When I was required to take personal finance in my junior year, I learned the most valuable things which set me for success in life. There I was taught how to invest, file taxes, properly budget money, etc. I still saved the notes from it and have them inside my room for future reference. But nearly every class, the teacher asked us the question: What do you want to do when you grow up? And every time, everyone–LITERALLY EVERYONE–said they wanted to become STEM or business majors.

Except me.

"I want to be an artist!" I cheerfully said.

"Oh..." the teacher replied. Every single time. Whereas, to everybody else since they all had "reliable" career choices, she replied, "Ok!" rather cheerily.

I wasn't out as a trans man yet. So I presented female to her, and yet she'd already had disappointment and doubt in my future because, unlike others, my option for life was creative. And the entire last semester, while I took the class, I continued learning the valuable things and receiving my teacher's support for the finance education yet not my career choice.

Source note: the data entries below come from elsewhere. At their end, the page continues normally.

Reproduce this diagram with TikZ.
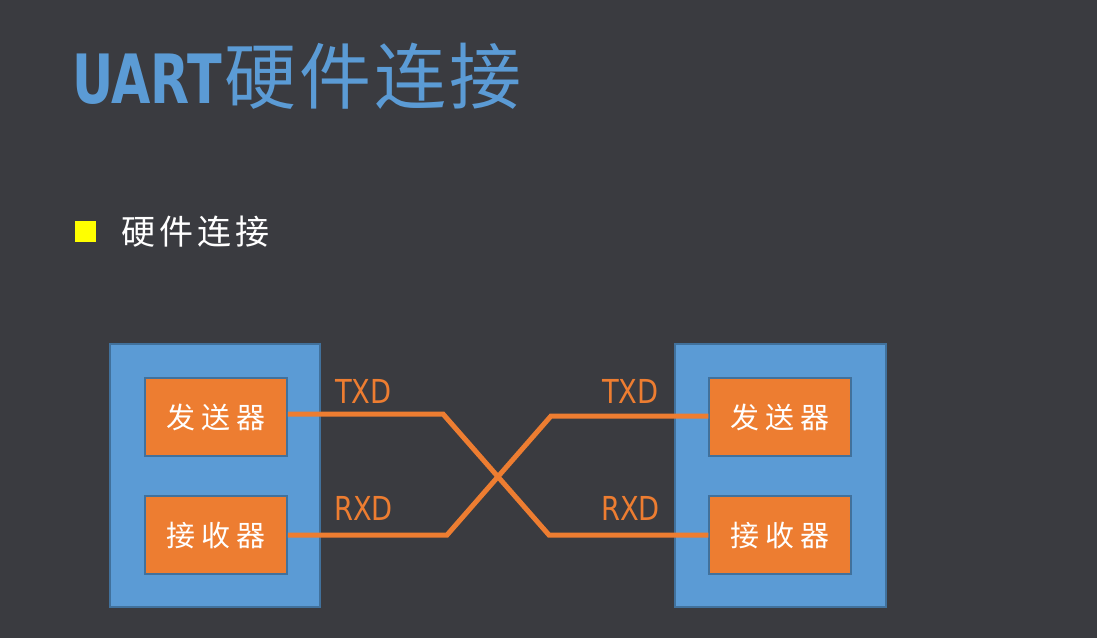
\documentclass[tikz,border=0pt]{standalone}
\usepackage{fontspec}
\setmainfont{DejaVu Sans Condensed}
\newfontfamily\cjk{Noto Sans CJK SC}
\newfontfamily\condsans[FakeStretch=0.92]{DejaVu Sans Condensed}
\newfontfamily\titlesans[FakeStretch=0.83]{DejaVu Sans Condensed Bold}
\definecolor{bg}{HTML}{3A3B40}
\definecolor{ublue}{HTML}{5B9BD5}
\definecolor{dblue}{HTML}{41719C}
\definecolor{uorange}{HTML}{ED7D31}
\definecolor{uyellow}{HTML}{FFFF00}
\newcommand{\gapx}[1]{\hspace{#1}}
\tikzset{
  outerbox/.style={draw=dblue, line width=1.5pt, fill=ublue},
  innerbox/.style={draw=dblue, line width=1.5pt, fill=uorange, minimum width=142pt, minimum height=78pt, inner sep=0pt, text=white, font=\cjk\fontsize{29}{29}\selectfont},
  wire/.style={draw=uorange, line width=5pt},
  siglabel/.style={text=uorange, font=\condsans\fontsize{33}{33}\selectfont, inner sep=0pt, anchor=base west},
}
\begin{document}
\begin{tikzpicture}[x=1pt,y=-1pt]
\useasboundingbox (0,0) rectangle (1097,638);
\fill[bg] (0,0) rectangle (1097,638);
% title
\node[anchor=base west, inner sep=0pt, text=ublue] (title) at (72,103)
  {\titlesans\fontsize{68}{68}\selectfont UART\cjk\fontsize{72}{72}\selectfont \gapx{2pt}硬\gapx{3pt}件\gapx{3pt}连\gapx{3pt}接};
% bullet
\node[fill=uyellow, minimum size=21pt, inner sep=0pt] (bullet) at (85.5,231.5) {};
\node[anchor=west, inner sep=0pt, text=white, font=\cjk\fontsize{34}{34}\selectfont] (sub) at (121,231.5) {硬\gapx{4pt}件\gapx{4pt}连\gapx{4pt}接};
% left device
\fill[outerbox] (110,344) rectangle (320,607);
\node[innerbox] (ltx) at (216,417) {发\gapx{6pt}送\gapx{6pt}器};
\node[innerbox] (lrx) at (216,535) {接\gapx{6pt}收\gapx{6pt}器};
% right device
\fill[outerbox] (675,344) rectangle (886,607);
\node[innerbox] (rtx) at (780,417) {发\gapx{6pt}送\gapx{6pt}器};
\node[innerbox] (rrx) at (780,535) {接\gapx{6pt}收\gapx{6pt}器};
% crossing points
\coordinate (a1) at (443,414);
\coordinate (a2) at (447,535);
\coordinate (b1) at (551,416);
\coordinate (b2) at (549,535);
\draw[wire] (ltx.east |- a1) -- (a1) -- (b2) -- (rrx.west |- b2);
\draw[wire] (lrx.east |- a2) -- (a2) -- (b1) -- (rtx.west |- b1);
% labels
\node[siglabel] (ltxd) at (335,403) {TXD};
\node[siglabel] (lrxd) at (334,520) {RXD};
\node[siglabel] (rtxd) at (602,403) {TXD};
\node[siglabel] (rrxd) at (601,520) {RXD};
\end{tikzpicture}
\end{document}
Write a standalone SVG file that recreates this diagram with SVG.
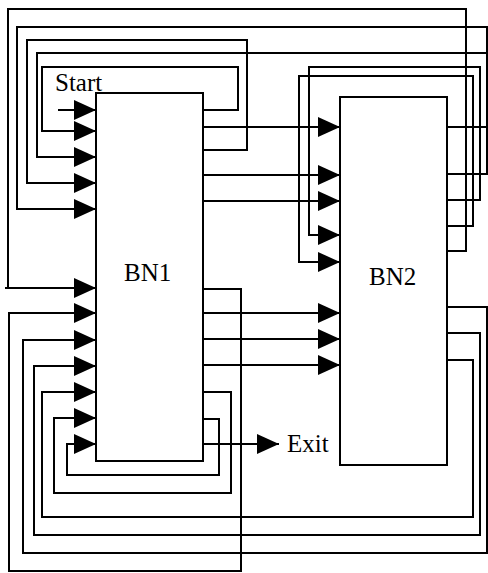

My senior year, I finally came out and began presenting male.

The teacher knew all her past students and, one day, while walking the halls, she saw me. She stepped backward and raised an eyebrow, leaning her head various ways the entire time as she greeted me, attempting to see the beard on my face. As she and I spoke, her voice was not quite sad, but more... doubtful. Because her face showed that, clearly, she remembered I wanted to be an artist, and now I was transgender. There was no hope ever that I'd be hired. I damned my future and there wasn't any getting out.

That entire year this teacher and I continued to speak when we passed one another in the halls. However, the doubtful undertone within her voice never faded.

I graduated and proceeded to college, first semester dedicated to art. It wasn't for me, but instead, I found love within writing and decided part-way through that, when the semester ended, I'd be changing my major to creative writing and that was final.

And thus far, my most successful piece which has reached #1 personal narrative on Wattpad for over a week?

My transgender coming out story: Dystopia For A Boy.

I love my teacher, and I deeply value my relationship with her and the education she gave for financial help. But I never let her doubt take me down, and now I'm becoming successful in every area where she assumed I'd inevitably fail.

Never let your true self hide. Never let others' doubt force you into something you aren't. I promise, you can and will succeed because the spirit of the human soul is brighter and stronger than the mundane jobs which will eat you alive in boredom and regret. Never stop doing what you love, and be you whether for better or worse. In time, you will rise despite others. I promise.